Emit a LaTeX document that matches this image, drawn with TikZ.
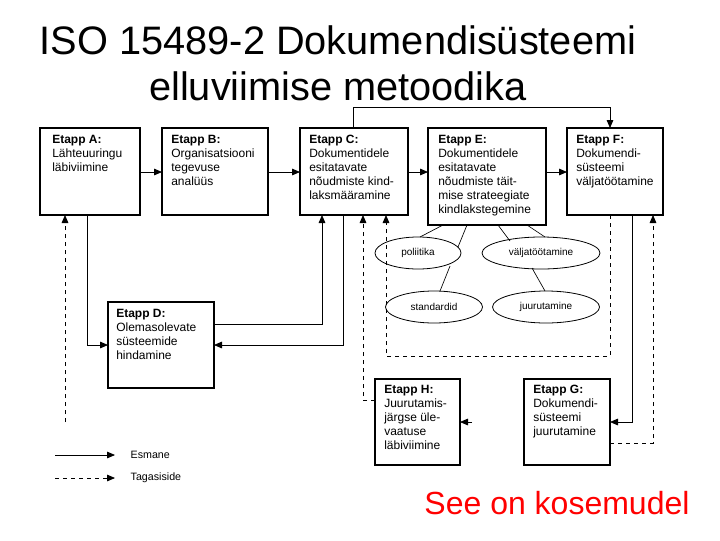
\documentclass[tikz,border=0pt]{standalone}
\usepackage{fontspec}
\setmainfont{Liberation Sans}
\usetikzlibrary{arrows.meta,shapes.geometric}
\begin{document}
\begin{tikzpicture}[x=0.75pt,y=-0.75pt,
 arr/.style={-{Triangle[length=6pt,width=5pt]},line width=0.6pt},
 dsh/.style={arr,dashed},
 bx/.style={line width=0.8pt},
 ell/.style={draw,ellipse,line width=0.6pt,inner sep=0pt,font=\fontsize{7.5}{9}\selectfont},
 txt/.style={anchor=north west,align=left,font=\fontsize{9}{10.5}\selectfont,inner sep=0pt}]
\useasboundingbox (0,0) rectangle (720,540);
\node (t1) at (338,40) {\fontsize{29.8}{33}\selectfont ISO 15489-2 Dokumendisüsteemi};
\node (t2) at (338,86) {\fontsize{29.8}{33}\selectfont elluviimise metoodika};
\node[text=red] (t3) at (557,503) {\fontsize{24}{27}\selectfont See on kosemudel};
% boxes
\draw[bx] (40,128) rectangle (140,215);
\draw[bx] (162,128) rectangle (268,215);
\draw[bx] (300,128) rectangle (408,215);
\draw[bx] (428,128) rectangle (546,225);
\draw[bx] (567,128) rectangle (663,215);
\draw[bx] (108,302) rectangle (214,388);
\draw[bx] (375,379) rectangle (460,465);
\draw[bx] (524,379) rectangle (610,465);
\node[txt] (tA) at (52,135) {\textbf{Etapp A:}\\Lähteuuringu\\läbiviimine};
\node[txt] (tB) at (171,135) {\textbf{Etapp B:}\\Organisatsiooni\\tegevuse\\analüüs};
\node[txt] (tC) at (309,135) {\textbf{Etapp C:}\\Dokumentidele\\esitatavate\\nõudmiste kind-\\laksmääramine};
\node[txt] (tE) at (438,135) {\textbf{Etapp E:}\\Dokumentidele\\esitatavate\\nõudmiste täit-\\mise strateegiate\\kindlakstegemine};
\node[txt] (tF) at (576,135) {\textbf{Etapp F:}\\Dokumendi-\\süsteemi\\väljatöötamine};
\node[txt] (tD) at (116,309) {\textbf{Etapp D:}\\Olemasolevate\\süsteemide\\hindamine};
\node[txt] (tH) at (384,385) {\textbf{Etapp H:}\\Juurutamis-\\järgse üle-\\vaatuse\\läbiviimine};
\node[txt] (tG) at (533,385) {\textbf{Etapp G:}\\Dokumendi-\\süsteemi\\juurutamine};
% ellipses
\node[ell,minimum width=64.5pt,minimum height=24pt] (pol) at (418,253) {poliitika};
\node[ell,minimum width=88.5pt,minimum height=24pt] (val) at (541,253) {väljatöötamine};
\node[ell,minimum width=72.75pt,minimum height=24pt] (std) at (434,307) {standardid};
\node[ell,minimum width=80.25pt,minimum height=24pt] (juu) at (546,307) {juurutamine};
\draw[line width=0.5pt] (443,225)--(420,237) (467,225)--(458,247) (498,225)--(510,241) (527,225)--(545,237)
 (450,266)--(440,291) (532,268)--(545,291);
% solid
\draw[arr] (140,172)--(162,172);
\draw[arr] (268,172)--(300,172);
\draw[arr] (408,172)--(428,172);
\draw[arr] (546,172)--(567,172);
\draw[arr] (353,128)--(353,107)--(610,107)--(610,128);
\draw[arr] (87,215)--(87,345)--(108,345);
\draw[arr] (214,324)--(322,324)--(322,215);
\draw[arr] (343,215)--(343,345)--(214,345);
\draw[arr] (632,215)--(632,422)--(610,422);
\draw[arr] (472,422)--(460,422);
% dashed
\draw[dsh] (65,422)--(65,215);
\draw[dsh] (610,215)--(610,356)--(386,356)--(386,215);
\draw[dsh] (375,400)--(363,400)--(363,215);
\draw[dsh] (610,443)--(653,443)--(653,215);
% legend
\draw[arr] (55,455)--(115,455);
\node[anchor=west,font=\fontsize{8}{9}\selectfont] (l1) at (126,455) {Esmane};
\draw[dsh] (55,478)--(115,478);
\node[anchor=west,font=\fontsize{8}{9}\selectfont] (l2) at (126,478) {Tagasiside};
\end{tikzpicture}
\end{document}
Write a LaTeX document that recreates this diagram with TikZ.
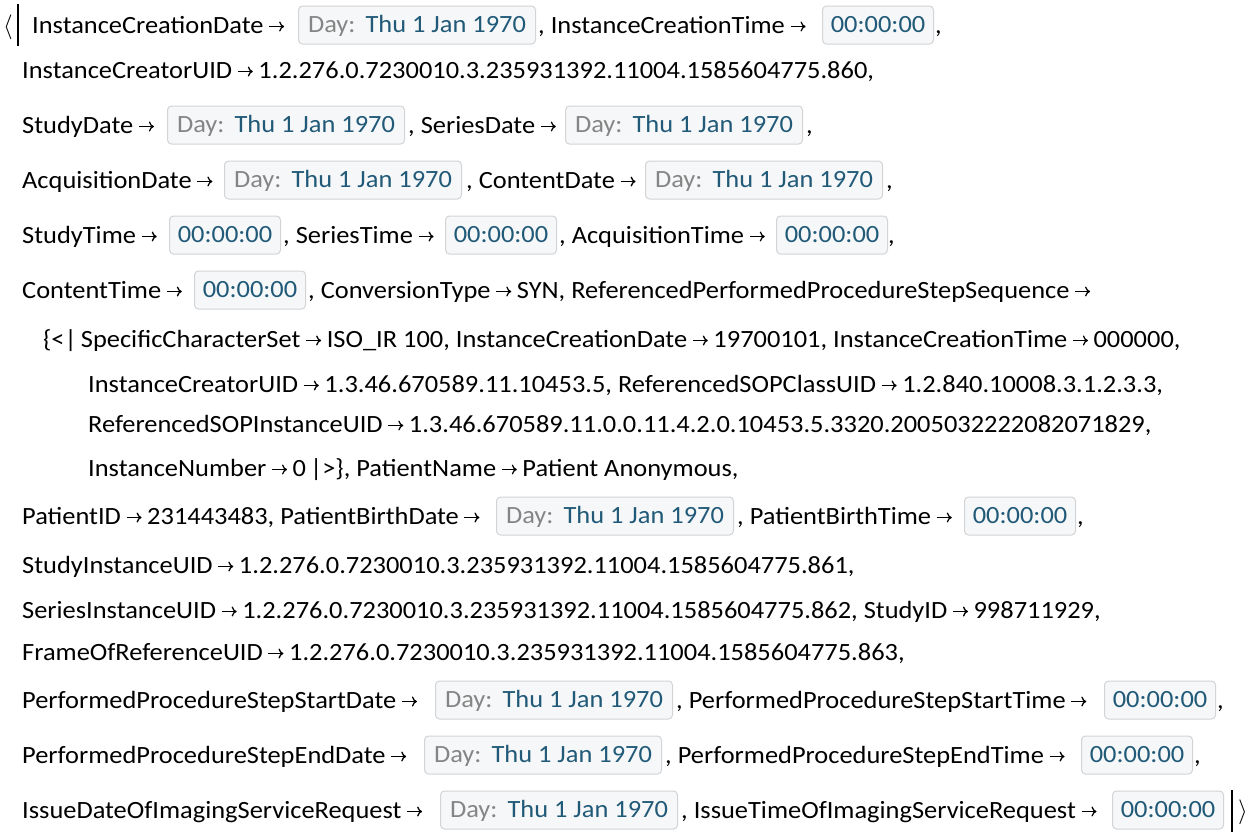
\documentclass[tikz,border=0pt]{standalone}
\usepackage{fontspec}
\setmainfont{Carlito}[FakeStretch=1.065]
\usetikzlibrary{arrows.meta}
\definecolor{chipfill}{HTML}{F6F7F8}
\definecolor{chipline}{HTML}{D2D4D6}
\definecolor{daygray}{HTML}{858585}
\definecolor{dayblue}{HTML}{215A78}
\newcommand{\mfont}{\fontsize{24.8}{28}\selectfont}
\newcommand{\ra}{\kern5pt\tikz[baseline=0pt,x=1pt,y=1pt]\draw[-{To[length=5pt,width=10pt]},line width=1.3pt] (0,6.5) -- (15,6.5);\kern5pt}
\newcommand{\dayval}{\textcolor{daygray}{Day:}\ \,\textcolor{dayblue}{Thu 1 Jan 1970}}
\newcommand{\timeval}{\textcolor{dayblue}{00:00:00}}
\tikzset{
  txt/.style={anchor=base west, inner sep=0pt, font=\mfont},
  datechip/.style={anchor=west, draw=chipline, line width=1pt, fill=chipfill, rounded corners=4pt, minimum width=237pt, minimum height=38pt, inner sep=0pt, text height=16pt, text depth=2pt, font=\mfont},
  timechip/.style={datechip, minimum width=111pt}
}
\begin{document}
\begin{tikzpicture}[x=1pt,y=-1pt]
\useasboundingbox[fill=white] (0,0) rectangle (1256,836);
% outer association brackets
\node[txt] (lbr) at (3,33) {$\langle$};
\draw[line width=1.4pt] (18,4) -- (18,46);
\draw[line width=1.4pt] (1232,790) -- (1232,832);
\node[txt] (rbr) at (1238,818) {$\rangle$};
% line 1
\node[txt] (t1a) at (32,33) {InstanceCreationDate\ra};
\node[datechip] (d1) at (298,25) {\dayval};
\node[txt] (t1b) at (538,33) {, InstanceCreationTime\ra};
\node[timechip] (h1) at (822,25) {\timeval};
\node[txt] (t1c) at (935,33) {,};
% line 2
\node[txt] (t2) at (22,78) {InstanceCreatorUID\ra 1.2.276.0.7230010.3.235931392.11004.1585604775.860,};
% line 3
\node[txt] (t3a) at (22,133) {StudyDate\ra};
\node[datechip] (d3a) at (167,125) {\dayval};
\node[txt] (t3b) at (408,133) {, SeriesDate\ra};
\node[datechip] (d3b) at (565,125) {\dayval};
\node[txt] (t3c) at (806,133) {,};
% line 4
\node[txt] (t4a) at (22,188) {AcquisitionDate\ra};
\node[datechip] (d4a) at (224,180) {\dayval};
\node[txt] (t4b) at (466,188) {, ContentDate\ra};
\node[datechip] (d4b) at (645,180) {\dayval};
\node[txt] (t4c) at (886,188) {,};
% line 5
\node[txt] (t5a) at (22,243) {StudyTime\ra};
\node[timechip] (h5a) at (169,235) {\timeval};
\node[txt] (t5b) at (283,243) {, SeriesTime\ra};
\node[timechip] (h5b) at (445,235) {\timeval};
\node[txt] (t5c) at (559,243) {, AcquisitionTime\ra};
\node[timechip] (h5c) at (776,235) {\timeval};
\node[txt] (t5d) at (888,243) {,};
% line 6
\node[txt] (t6a) at (22,298) {ContentTime\ra};
\node[timechip] (h6) at (194,290) {\timeval};
\node[txt] (t6b) at (308,298) {, ConversionType\ra SYN, ReferencedPerformedProcedureStepSequence\ra};
% nested sequence
\node[txt] (t7) at (43,347) {\{<|\,SpecificCharacterSet\ra ISO\_IR 100, InstanceCreationDate\ra 19700101, InstanceCreationTime\ra 000000,};
\node[txt] (t8) at (88,392) {InstanceCreatorUID\ra 1.3.46.670589.11.10453.5, ReferencedSOPClassUID\ra 1.2.840.10008.3.1.2.3.3,};
\node[txt] (t9) at (88,432) {ReferencedSOPInstanceUID\ra 1.3.46.670589.11.0.0.11.4.2.0.10453.5.3320.2005032222082071829,};
\node[txt] (t10) at (88,476) {InstanceNumber\ra 0\,|>\}, PatientName\ra Patient Anonymous,};
% line 11
\node[txt] (t11a) at (22,524) {PatientID\ra 231443483, PatientBirthDate\ra};
\node[datechip] (d11) at (496,516) {\dayval};
\node[txt] (t11b) at (737,524) {, PatientBirthTime\ra};
\node[timechip] (h11) at (964,516) {\timeval};
\node[txt] (t11c) at (1077,524) {,};
% uid lines
\node[txt] (t12) at (22,573) {StudyInstanceUID\ra 1.2.276.0.7230010.3.235931392.11004.1585604775.861,};
\node[txt] (t13) at (22,618) {SeriesInstanceUID\ra 1.2.276.0.7230010.3.235931392.11004.1585604775.862, StudyID\ra 998711929,};
\node[txt] (t14) at (22,660) {FrameOfReferenceUID\ra 1.2.276.0.7230010.3.235931392.11004.1585604775.863,};
% line 15
\node[txt] (t15a) at (22,708) {PerformedProcedureStepStartDate\ra};
\node[datechip] (d15) at (435,700) {\dayval};
\node[txt] (t15b) at (676,708) {, PerformedProcedureStepStartTime\ra};
\node[timechip] (h15) at (1104,700) {\timeval};
\node[txt] (t15c) at (1217,708) {,};
% line 16
\node[txt] (t16a) at (22,763) {PerformedProcedureStepEndDate\ra};
\node[datechip] (d16) at (424,755) {\dayval};
\node[txt] (t16b) at (665,763) {, PerformedProcedureStepEndTime\ra};
\node[timechip] (h16) at (1081,755) {\timeval};
\node[txt] (t16c) at (1194,763) {,};
% line 17
\node[txt] (t17a) at (22,818) {IssueDateOfImagingServiceRequest\ra};
\node[datechip] (d17) at (440,810) {\dayval};
\node[txt] (t17b) at (681,818) {, IssueTimeOfImagingServiceRequest\ra};
\node[timechip] (h17) at (1112,810) {\timeval};
\end{tikzpicture}
\end{document}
◆ ◆ ◆ ◆ ◆
DIRECTIVE:
Filter the records, keeping only lines that contain "this", and show those lines.

THE ANSWER:
Emit a LaTeX document that matches this image, drawn with TikZ.
Write a LaTeX document that recreates this diagram with TikZ.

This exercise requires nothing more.